• SUPPLIED INFORMATION:
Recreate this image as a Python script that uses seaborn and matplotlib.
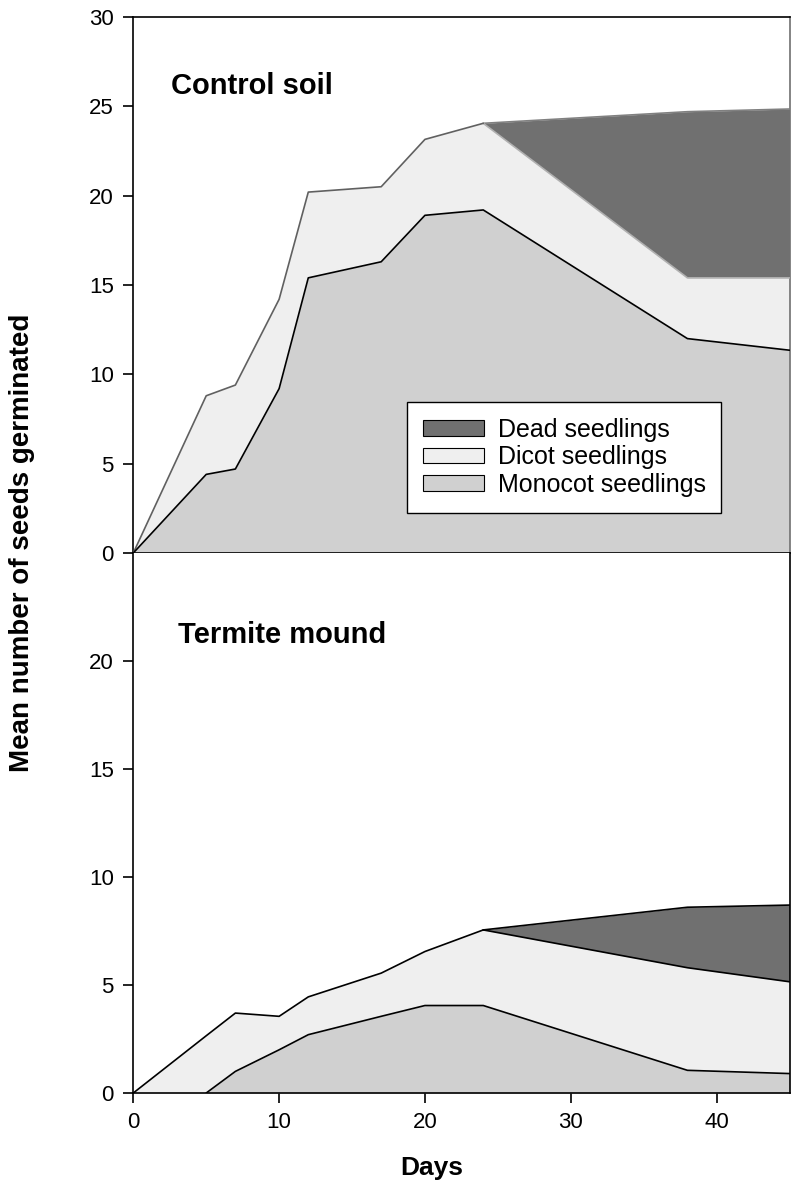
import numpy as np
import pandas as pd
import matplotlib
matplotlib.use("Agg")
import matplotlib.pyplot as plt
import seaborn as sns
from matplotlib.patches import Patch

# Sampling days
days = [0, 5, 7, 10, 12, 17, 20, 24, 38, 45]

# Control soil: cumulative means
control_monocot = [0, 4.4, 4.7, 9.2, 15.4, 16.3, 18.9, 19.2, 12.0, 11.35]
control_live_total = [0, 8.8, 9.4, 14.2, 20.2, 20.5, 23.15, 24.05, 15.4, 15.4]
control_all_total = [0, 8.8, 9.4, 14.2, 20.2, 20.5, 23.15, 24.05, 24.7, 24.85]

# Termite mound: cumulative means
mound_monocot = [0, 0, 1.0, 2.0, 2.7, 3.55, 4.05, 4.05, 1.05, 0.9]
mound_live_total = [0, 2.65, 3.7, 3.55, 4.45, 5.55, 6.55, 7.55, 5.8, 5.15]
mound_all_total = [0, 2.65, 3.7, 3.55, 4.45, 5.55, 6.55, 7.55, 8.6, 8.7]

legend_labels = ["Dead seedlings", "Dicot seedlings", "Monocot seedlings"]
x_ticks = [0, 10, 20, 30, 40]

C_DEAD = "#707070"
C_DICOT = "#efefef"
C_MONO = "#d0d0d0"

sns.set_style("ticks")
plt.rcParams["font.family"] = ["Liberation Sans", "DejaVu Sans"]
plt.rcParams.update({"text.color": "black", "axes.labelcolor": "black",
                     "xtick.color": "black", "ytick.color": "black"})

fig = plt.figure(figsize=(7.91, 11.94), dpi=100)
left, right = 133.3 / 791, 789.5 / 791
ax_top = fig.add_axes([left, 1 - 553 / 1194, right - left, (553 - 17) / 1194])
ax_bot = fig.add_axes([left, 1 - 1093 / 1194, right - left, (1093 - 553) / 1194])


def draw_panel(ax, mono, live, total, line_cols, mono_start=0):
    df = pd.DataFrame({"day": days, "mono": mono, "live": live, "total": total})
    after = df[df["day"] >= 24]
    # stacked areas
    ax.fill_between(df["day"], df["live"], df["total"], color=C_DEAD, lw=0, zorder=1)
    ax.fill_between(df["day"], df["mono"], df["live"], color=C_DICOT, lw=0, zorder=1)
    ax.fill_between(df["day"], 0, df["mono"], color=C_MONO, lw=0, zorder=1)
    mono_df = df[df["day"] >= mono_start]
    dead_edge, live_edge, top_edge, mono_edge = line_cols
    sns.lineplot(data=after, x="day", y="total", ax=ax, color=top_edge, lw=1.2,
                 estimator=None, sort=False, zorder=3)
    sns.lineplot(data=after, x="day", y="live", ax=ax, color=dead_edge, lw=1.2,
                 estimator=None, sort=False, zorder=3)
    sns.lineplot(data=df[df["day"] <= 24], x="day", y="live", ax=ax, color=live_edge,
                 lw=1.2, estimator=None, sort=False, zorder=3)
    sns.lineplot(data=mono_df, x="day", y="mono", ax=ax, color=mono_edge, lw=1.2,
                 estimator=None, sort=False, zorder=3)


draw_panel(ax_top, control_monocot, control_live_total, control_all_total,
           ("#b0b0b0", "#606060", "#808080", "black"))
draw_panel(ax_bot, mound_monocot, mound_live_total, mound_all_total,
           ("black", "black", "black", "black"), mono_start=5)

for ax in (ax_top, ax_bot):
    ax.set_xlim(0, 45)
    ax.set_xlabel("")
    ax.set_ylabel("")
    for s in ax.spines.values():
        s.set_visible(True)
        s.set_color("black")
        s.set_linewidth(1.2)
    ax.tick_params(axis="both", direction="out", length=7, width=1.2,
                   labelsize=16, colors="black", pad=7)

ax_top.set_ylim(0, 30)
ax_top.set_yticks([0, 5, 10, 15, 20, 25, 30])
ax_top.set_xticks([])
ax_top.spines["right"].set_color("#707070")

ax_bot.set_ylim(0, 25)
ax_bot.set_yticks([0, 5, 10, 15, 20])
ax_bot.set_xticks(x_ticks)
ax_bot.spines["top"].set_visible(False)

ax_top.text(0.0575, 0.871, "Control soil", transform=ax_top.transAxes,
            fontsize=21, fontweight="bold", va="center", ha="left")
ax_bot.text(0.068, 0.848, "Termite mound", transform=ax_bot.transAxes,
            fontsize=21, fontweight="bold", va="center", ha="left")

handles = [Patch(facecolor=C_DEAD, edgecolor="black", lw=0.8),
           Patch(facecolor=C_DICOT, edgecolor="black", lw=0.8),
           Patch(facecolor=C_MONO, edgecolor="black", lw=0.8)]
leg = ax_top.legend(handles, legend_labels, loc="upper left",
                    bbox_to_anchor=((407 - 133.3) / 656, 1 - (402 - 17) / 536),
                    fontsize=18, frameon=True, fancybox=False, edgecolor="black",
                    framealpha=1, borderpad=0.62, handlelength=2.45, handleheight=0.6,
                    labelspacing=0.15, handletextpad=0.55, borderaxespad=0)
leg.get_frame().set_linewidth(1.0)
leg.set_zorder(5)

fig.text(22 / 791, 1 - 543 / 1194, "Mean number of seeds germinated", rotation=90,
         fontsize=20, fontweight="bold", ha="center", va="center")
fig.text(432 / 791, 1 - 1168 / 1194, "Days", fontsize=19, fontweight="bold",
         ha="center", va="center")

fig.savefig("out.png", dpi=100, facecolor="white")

• WRITTEN EXERCISE:
Copy each line that contains the word "seaborn".

• WRITTEN ANSWER:
Recreate this image as a Python script that uses seaborn and matplotlib.
import seaborn as sns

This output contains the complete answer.